Marjolein Dallinga, Canada
The natural world inspires me: its sounds, feel and touch, the textures and forms. My work is inspired by feelings, thoughts and dreams. For several years I have tried to shape, sculpt, fold and cut this warm and woolly material through the process of felting during which it metamorphoses from an array of loose colorful fibers to a strong sturdy textile. "Feel the fear and do it anyway" is an underlying emotional energy which urges me to create forms with wool. It is not a visual or intellectual motivation but more a gut feeling. Though sculpture is usually perceived as static I see it more as movement, the movement of wool from fibers into felt. And as long as there is movement there is life.
Sarah Owens, USA
Sarah Owens is interested in forms that emerge from a process, as in evolution, and often used evolution as a metaphor for her creative process. Rather than separate the design and construction phases, she sketches in the materials, fascinated by an accumulated history of subtle adaptations embodied in a final form.
Jenne Giles, USA
Fiber has been a very rewarding medium, albeit completely unexpected. I found myself in need of a new art form and “discovered” the potential of wool by happenstance. Discovering the artistic possibilities of fiber opened the door to a vast realm of novel techniques & materials, unlocking, as well, a window to new ideas and to past history. After nearly a decade working with them everyday, I continue to feel that the experience is new and that I am learning from the project at hand. When asked to describe himself, Marcel Duchamp famously said “I am a breather.” I would describe myself as “I am a learner.” Fiber & art practices allow for a constantly challenging, ever-changing journey in learning.
Keiko Mizoguchi, Japan
I make the jewelry work in the image of plants and flowers. Using two colors mixed together in the process of felting, to create a gradient color. The form is made by combining some small bags and sheets in traditional techniques.

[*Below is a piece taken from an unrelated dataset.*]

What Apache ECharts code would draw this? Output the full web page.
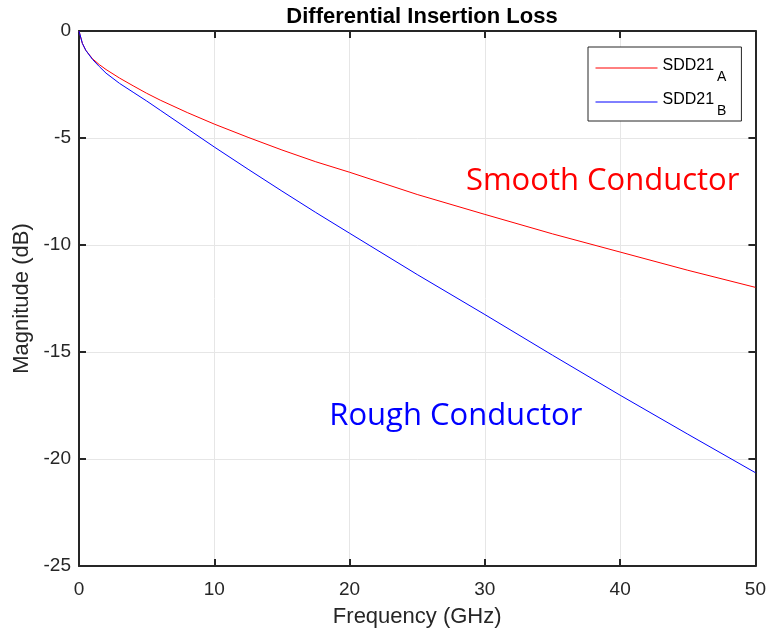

Jantine Koppert, the Netherlands
Jantine Koppert finds inspiration in the natural world and landscapes to create her works of art. Industrial felt gives her the possibility to combine color and lines in her sculptural pieces.
Meiri Ishida, Japan
Meiri Ishida creates jewelry made of industrial felt slices combined with silver and Plexiglass. She makes delicate color layer of resin processed felts. The hardness of this material makes it possible to make sculptural forms and gives it a wearable function. She expresses the colorful and humorous world by using this creative material.
Hiroko Sato-Pijanowski, Japan
‘That life is like a dream, and that someday the light of my life would go out. I began to see an analogy in the papercord material: it is like the length of a person's life, there is a beginning and an end. In spite of its apparent fragility and thread-like form, the bright metallic colors of the papercord create an illusion of strength and permanence, an illusion similar to the one under which we live a large part of our lives. In making my papercord jewelry, I realized that form can have meaning beyond mere abstract beauty. The contrasts between this organic material and its artificial metallic color, and between the traditional applications of papercord and these abstract designs, comment on the evolution of man's position in the universe. We are part of the natural world, and of a historic and cultural world of our own making.’
Hiroko Sato-Pijanowski is working on jewelry that combine felt with Mizuhiki, a ritual japanese material: paper cords which looks like gold and silver.